Where in the process to place the 'Cross validation' operator?

tonyboy9
New Altair Community Member
In the customer segmentation process below, I believe I've answered in the cluster model using k means, which cluster of customers (by ID) to use. This would be the answer to my problem statement.
I'm confused over where to place 'Cross validation'. The tutorials seem to indicate placing the operator after the 'retrieve' data set. At that point how does RapidMiner validate a model not yet developed by k means clustering down the line?
Any helpful suggestions are greatly appreciated.
I'm confused over where to place 'Cross validation'. The tutorials seem to indicate placing the operator after the 'retrieve' data set. At that point how does RapidMiner validate a model not yet developed by k means clustering down the line?
Any helpful suggestions are greatly appreciated.
Tagged:
0
Best Answer
-
I think the question is what do you mean by validating a clustering model? Validation normally implies that you have a set of observations where you know the correct answer so you can check the ML algorithm's prediction against a known outcome and "grade" its performance.
With clustering (or any unsupervised learning problem) there is no known correct answer in advance. You are simply using an algorithm to explore structures in your data and return results. You may or may not be happy with the outcome of any particular algorithm, but there is no objective way for the algorithm to "self-assess" its performance relative to other possible clustering solutions.
Now there are performance operators for clustering in RapidMiner that you might want to take a look at, which you can use to help you understand the outcome of any particular clustering solution, and that you can use to compare outcomes.
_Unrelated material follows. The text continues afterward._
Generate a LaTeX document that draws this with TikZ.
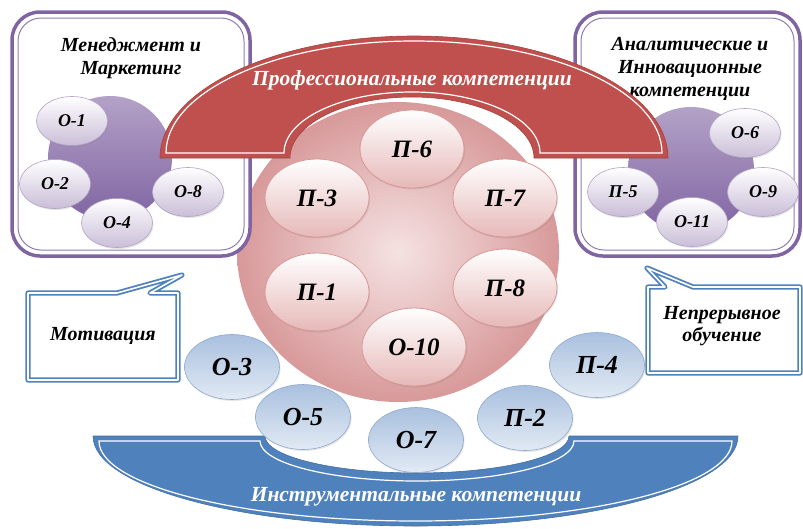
\documentclass[tikz,border=0pt]{standalone}
\usepackage{fontspec}
\setmainfont{Liberation Serif}
\usetikzlibrary{shapes.geometric,shadows}

\definecolor{zred}{HTML}{C0504D}
\definecolor{zblue}{HTML}{4F81BD}
\definecolor{zpurple}{HTML}{8064A2}
\definecolor{zlav}{HTML}{B3A2C7}
\definecolor{zpinkel}{HTML}{E6B9B8}
\definecolor{zpinkb}{HTML}{D99694}
\definecolor{zpinkin}{HTML}{F5E2E2}
\definecolor{zpinkout}{HTML}{D8999A}
\definecolor{zbluetop}{HTML}{A9C0DE}
\definecolor{zbluebot}{HTML}{E2EAF4}
\definecolor{zblueb}{HTML}{8EA9CF}

\begin{document}
\begin{tikzpicture}[x=1pt, y=-1pt, % 1单位 = 1像素, y轴向下
    every node/.style={font=\bfseries\itshape, inner sep=0pt}, % 统一字体
    purplebox/.style={draw=zpurple, line width=3.5pt, rounded corners=28pt, fill=white},
    purpleinner/.style={draw=zpurple!85, line width=1pt, rounded corners=23pt},
    boxtitle/.style={font=\fontsize{20}{23}\selectfont\bfseries\itshape, align=center},
    ovalshadow/.style={drop shadow={opacity=0.2, shadow xshift=1pt, shadow yshift=-1.5pt}},
    smalloval/.style={ellipse, minimum width=71pt, minimum height=49pt, draw=zlav, line width=0.6pt,
        top color=white, bottom color=zlav!70, ovalshadow, font=\fontsize{18}{18}\selectfont\bfseries\itshape},
    pinkoval/.style={ellipse, minimum width=104pt, minimum height=78pt, draw=zpinkb, line width=0.8pt,
        top color=white, bottom color=zpinkel, ovalshadow, font=\fontsize{25}{25}\selectfont\bfseries\itshape},
    blueoval/.style={ellipse, minimum width=95pt, minimum height=65pt, draw=zblueb, line width=0.6pt,
        top color=zbluetop, bottom color=zbluebot, ovalshadow, font=\fontsize{26}{26}\selectfont\bfseries\itshape},
    calloutbox/.style={draw=zblue, line width=1.8pt, double=white, double distance=1.6pt, fill=white, line join=round},
    calltext/.style={font=\fontsize{20}{22}\selectfont\bfseries\itshape, align=center},
    redarch/.style={fill=zred, draw=zred!85!black, line width=0.6pt},
    bluearch/.style={fill=zblue, draw=zblue!85!black, line width=0.6pt},
    whiteline/.style={draw=white, line width=1.2pt},
    archtext/.style={text=white, font=\fontsize{21.5}{21.5}\selectfont\bfseries\itshape}
  ]
  \useasboundingbox (0,0) rectangle (803,528);

  % 中间的粉色大圆
  \path[inner color=zpinkin, outer color=zpinkout] (398,252) ellipse[x radius=161, y radius=150];

  % 左框: 管理与营销
  \draw[purplebox] (12,12) rectangle (250,256);
  \draw[purpleinner] (18,18) rectangle (244,250);
  \node[boxtitle] (titleL) at (131,58) {Менеджмент и\\Маркетинг};
  \path[top color=zlav, bottom color=zpurple] (110,158) circle[radius=62];
  \node[smalloval] (o1) at (72,121) {О-1};
  \node[smalloval] (o2) at (55,184) {О-2};
  \node[smalloval] (o4) at (117,223) {О-4};
  \node[smalloval] (o8) at (188,192) {О-8};

  % 右框: 分析与创新
  \draw[purplebox] (575,12) rectangle (800,256);
  \draw[purpleinner] (581,18) rectangle (794,250);
  \node[boxtitle] (titleR) at (690,69) {Аналитические и\\Инновационные\\компетенции};
  \path[top color=zlav, bottom color=zpurple] (691,170) circle[radius=63];
  \node[smalloval] (o6) at (745,133) {О-6};
  \node[smalloval] (p5) at (623,192) {П-5};
  \node[smalloval] (o9) at (763,192) {О-9};
  \node[smalloval] (o11) at (692,222) {О-11};

  % 粉色圆内的六个椭圆
  \node[pinkoval] (p6) at (412,149) {П-6};
  \node[pinkoval] (p3) at (317,198) {П-3};
  \node[pinkoval] (p7) at (505,198) {П-7};
  \node[pinkoval] (p1) at (317,292) {П-1};
  \node[pinkoval] (p8) at (505,288) {П-8};
  \node[pinkoval] (o10) at (414,347) {О-10};

  % 上方红色拱形
  \path[redarch] (160,158) arc[start angle=180, end angle=360, x radius=254, y radius=122]
    -- (534,158) arc[start angle=360, end angle=180, x radius=122, y radius=61] -- cycle;
  \path[whiteline] (166,153) arc[start angle=180, end angle=360, x radius=248, y radius=112]
    -- (540,153) arc[start angle=360, end angle=180, x radius=128, y radius=61] -- cycle;
  \node[archtext] (prof) at (412,80) {Профессиональные компетенции};

  % 下方蓝色拱形
  \path[bluearch] (93,436) -- (265,436) arc[start angle=180, end angle=0, x radius=152, y radius=37]
    -- (738,436) arc[start angle=0, end angle=180, x radius=322.5, y radius=90] -- cycle;
  \path[whiteline] (99,441) -- (260,441) arc[start angle=180, end angle=0, x radius=157, y radius=40]
    -- (732,441) arc[start angle=0, end angle=180, x radius=316.5, y radius=80] -- cycle;
  \node[archtext] (instr) at (416,497) {Инструментальные компетенции};

  % 蓝色椭圆
  \node[blueoval] (o3) at (232,367) {О-3};
  \node[blueoval] (o5) at (303,417) {О-5};
  \node[blueoval] (o7) at (416,440) {О-7};
  \node[blueoval] (p2) at (525,418) {П-2};
  \node[blueoval] (p4) at (597,365) {П-4};

  % 两个标注框
  \draw[calloutbox] (28,293) -- (117,293) -- (182,275) -- (150,293) -- (178,293)
    -- (178,380) -- (28,380) -- cycle;
  \node[calltext] (motiv) at (103,336) {Мотивация};
  \draw[calloutbox] (648,287) -- (665,287) -- (647,268) -- (693,287) -- (800,287)
    -- (800,373) -- (648,373) -- cycle;
  \node[calltext] (nepr) at (722,326) {Непрерывное\\обучение};
\end{tikzpicture}
\end{document}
And there are also different methods that people have suggested as helpful for evaluating or comparing different clustering outcomes (like the elbow method), but it is still somewhat subjective and there is no clear and compelling objective method for saying that one clustering outcome is superior to another unless you can specify in advance what the exact criteria are that you are going to use for that determination.5
Answers
-
Cross validation is an approach to model validation for supervised machine learning problems when you have a defined target variable (called the label in RapidMiner). If you look at the tutorial process for that operator, you can see that inside it, you put the training learner on the left part of the process, and the validation on the right side.
But clustering is an unsupervised machine learning problem, where there is no defined label in advance that you are trying to obtain. So generally speaking Cross Validation is not applicable when you are doing clustering.
0 -
Thanks for that, Brian. You wrote: "But clustering is an unsupervised machine learning problem, where there is no defined label in advance that you are trying to obtain. So generally speaking Cross Validation is not applicable when you are doing clustering."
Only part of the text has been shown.